--- Begin ---

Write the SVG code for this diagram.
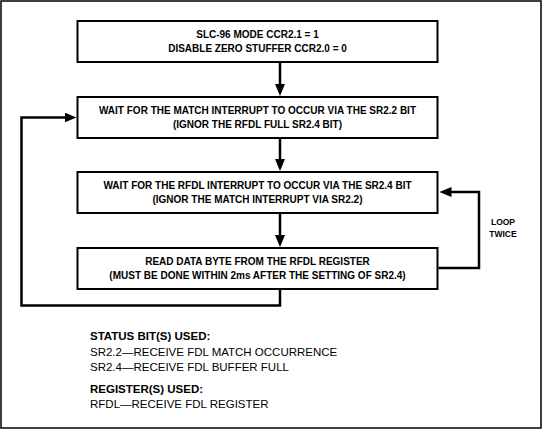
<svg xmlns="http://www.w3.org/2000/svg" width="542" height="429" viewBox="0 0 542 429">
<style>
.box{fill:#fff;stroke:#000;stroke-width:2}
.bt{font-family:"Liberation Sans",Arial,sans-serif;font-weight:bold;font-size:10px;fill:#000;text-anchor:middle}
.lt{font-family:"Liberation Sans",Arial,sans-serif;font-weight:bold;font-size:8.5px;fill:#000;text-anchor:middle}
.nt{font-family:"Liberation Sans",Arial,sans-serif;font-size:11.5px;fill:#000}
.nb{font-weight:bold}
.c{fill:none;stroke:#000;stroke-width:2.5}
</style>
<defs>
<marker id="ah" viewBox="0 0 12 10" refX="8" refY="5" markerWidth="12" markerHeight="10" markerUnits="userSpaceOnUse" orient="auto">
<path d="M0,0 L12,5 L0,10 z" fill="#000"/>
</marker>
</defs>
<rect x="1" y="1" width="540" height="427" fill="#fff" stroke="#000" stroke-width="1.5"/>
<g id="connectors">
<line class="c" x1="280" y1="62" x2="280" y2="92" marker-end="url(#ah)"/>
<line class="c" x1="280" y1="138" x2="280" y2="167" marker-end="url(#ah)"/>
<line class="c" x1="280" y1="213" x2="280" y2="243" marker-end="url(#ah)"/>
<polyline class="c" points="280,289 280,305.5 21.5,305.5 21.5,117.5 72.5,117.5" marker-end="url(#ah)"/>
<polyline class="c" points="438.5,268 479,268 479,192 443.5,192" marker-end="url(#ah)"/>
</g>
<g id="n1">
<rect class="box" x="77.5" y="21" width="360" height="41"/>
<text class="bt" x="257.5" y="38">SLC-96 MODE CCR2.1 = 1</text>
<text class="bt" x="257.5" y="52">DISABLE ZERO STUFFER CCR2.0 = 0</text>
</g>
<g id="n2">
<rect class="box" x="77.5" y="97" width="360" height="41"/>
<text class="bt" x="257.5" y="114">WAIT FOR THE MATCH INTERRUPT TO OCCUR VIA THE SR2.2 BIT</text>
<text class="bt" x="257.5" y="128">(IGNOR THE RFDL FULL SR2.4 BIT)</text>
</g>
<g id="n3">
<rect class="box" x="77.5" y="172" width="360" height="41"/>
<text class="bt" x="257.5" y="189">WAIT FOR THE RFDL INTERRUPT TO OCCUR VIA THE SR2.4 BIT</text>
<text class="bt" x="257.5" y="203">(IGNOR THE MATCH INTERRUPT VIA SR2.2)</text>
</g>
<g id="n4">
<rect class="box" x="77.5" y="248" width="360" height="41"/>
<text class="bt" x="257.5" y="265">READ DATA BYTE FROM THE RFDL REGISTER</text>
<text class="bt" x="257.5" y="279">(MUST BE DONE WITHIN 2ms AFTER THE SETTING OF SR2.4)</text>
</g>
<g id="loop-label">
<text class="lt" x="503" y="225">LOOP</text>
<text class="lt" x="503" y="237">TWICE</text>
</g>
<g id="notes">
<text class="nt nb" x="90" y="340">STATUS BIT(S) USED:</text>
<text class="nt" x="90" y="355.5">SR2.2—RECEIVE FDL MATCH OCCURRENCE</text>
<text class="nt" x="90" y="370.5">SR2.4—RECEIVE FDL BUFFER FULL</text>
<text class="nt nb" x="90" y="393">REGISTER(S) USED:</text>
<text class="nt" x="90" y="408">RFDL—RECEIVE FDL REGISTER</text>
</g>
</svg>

--- End ---

* _What you should do_
Copy the listing in full and without alteration, omitting every picture.

* _The solution_
Write the SVG code for this diagram.
<svg xmlns="http://www.w3.org/2000/svg" width="542" height="429" viewBox="0 0 542 429">
<style>
.box{fill:#fff;stroke:#000;stroke-width:2}
.bt{font-family:"Liberation Sans",Arial,sans-serif;font-weight:bold;font-size:10px;fill:#000;text-anchor:middle}
.lt{font-family:"Liberation Sans",Arial,sans-serif;font-weight:bold;font-size:8.5px;fill:#000;text-anchor:middle}
.nt{font-family:"Liberation Sans",Arial,sans-serif;font-size:11.5px;fill:#000}
.nb{font-weight:bold}
.c{fill:none;stroke:#000;stroke-width:2.5}
</style>
<defs>
<marker id="ah" viewBox="0 0 12 10" refX="8" refY="5" markerWidth="12" markerHeight="10" markerUnits="userSpaceOnUse" orient="auto">
<path d="M0,0 L12,5 L0,10 z" fill="#000"/>
</marker>
</defs>
<rect x="1" y="1" width="540" height="427" fill="#fff" stroke="#000" stroke-width="1.5"/>
<g id="connectors">
<line class="c" x1="280" y1="62" x2="280" y2="92" marker-end="url(#ah)"/>
<line class="c" x1="280" y1="138" x2="280" y2="167" marker-end="url(#ah)"/>
<line class="c" x1="280" y1="213" x2="280" y2="243" marker-end="url(#ah)"/>
<polyline class="c" points="280,289 280,305.5 21.5,305.5 21.5,117.5 72.5,117.5" marker-end="url(#ah)"/>
<polyline class="c" points="438.5,268 479,268 479,192 443.5,192" marker-end="url(#ah)"/>
</g>
<g id="n1">
<rect class="box" x="77.5" y="21" width="360" height="41"/>
<text class="bt" x="257.5" y="38">SLC-96 MODE CCR2.1 = 1</text>
<text class="bt" x="257.5" y="52">DISABLE ZERO STUFFER CCR2.0 = 0</text>
</g>
<g id="n2">
<rect class="box" x="77.5" y="97" width="360" height="41"/>
<text class="bt" x="257.5" y="114">WAIT FOR THE MATCH INTERRUPT TO OCCUR VIA THE SR2.2 BIT</text>
<text class="bt" x="257.5" y="128">(IGNOR THE RFDL FULL SR2.4 BIT)</text>
</g>
<g id="n3">
<rect class="box" x="77.5" y="172" width="360" height="41"/>
<text class="bt" x="257.5" y="189">WAIT FOR THE RFDL INTERRUPT TO OCCUR VIA THE SR2.4 BIT</text>
<text class="bt" x="257.5" y="203">(IGNOR THE MATCH INTERRUPT VIA SR2.2)</text>
</g>
<g id="n4">
<rect class="box" x="77.5" y="248" width="360" height="41"/>
<text class="bt" x="257.5" y="265">READ DATA BYTE FROM THE RFDL REGISTER</text>
<text class="bt" x="257.5" y="279">(MUST BE DONE WITHIN 2ms AFTER THE SETTING OF SR2.4)</text>
</g>
<g id="loop-label">
<text class="lt" x="503" y="225">LOOP</text>
<text class="lt" x="503" y="237">TWICE</text>
</g>
<g id="notes">
<text class="nt nb" x="90" y="340">STATUS BIT(S) USED:</text>
<text class="nt" x="90" y="355.5">SR2.2—RECEIVE FDL MATCH OCCURRENCE</text>
<text class="nt" x="90" y="370.5">SR2.4—RECEIVE FDL BUFFER FULL</text>
<text class="nt nb" x="90" y="393">REGISTER(S) USED:</text>
<text class="nt" x="90" y="408">RFDL—RECEIVE FDL REGISTER</text>
</g>
</svg>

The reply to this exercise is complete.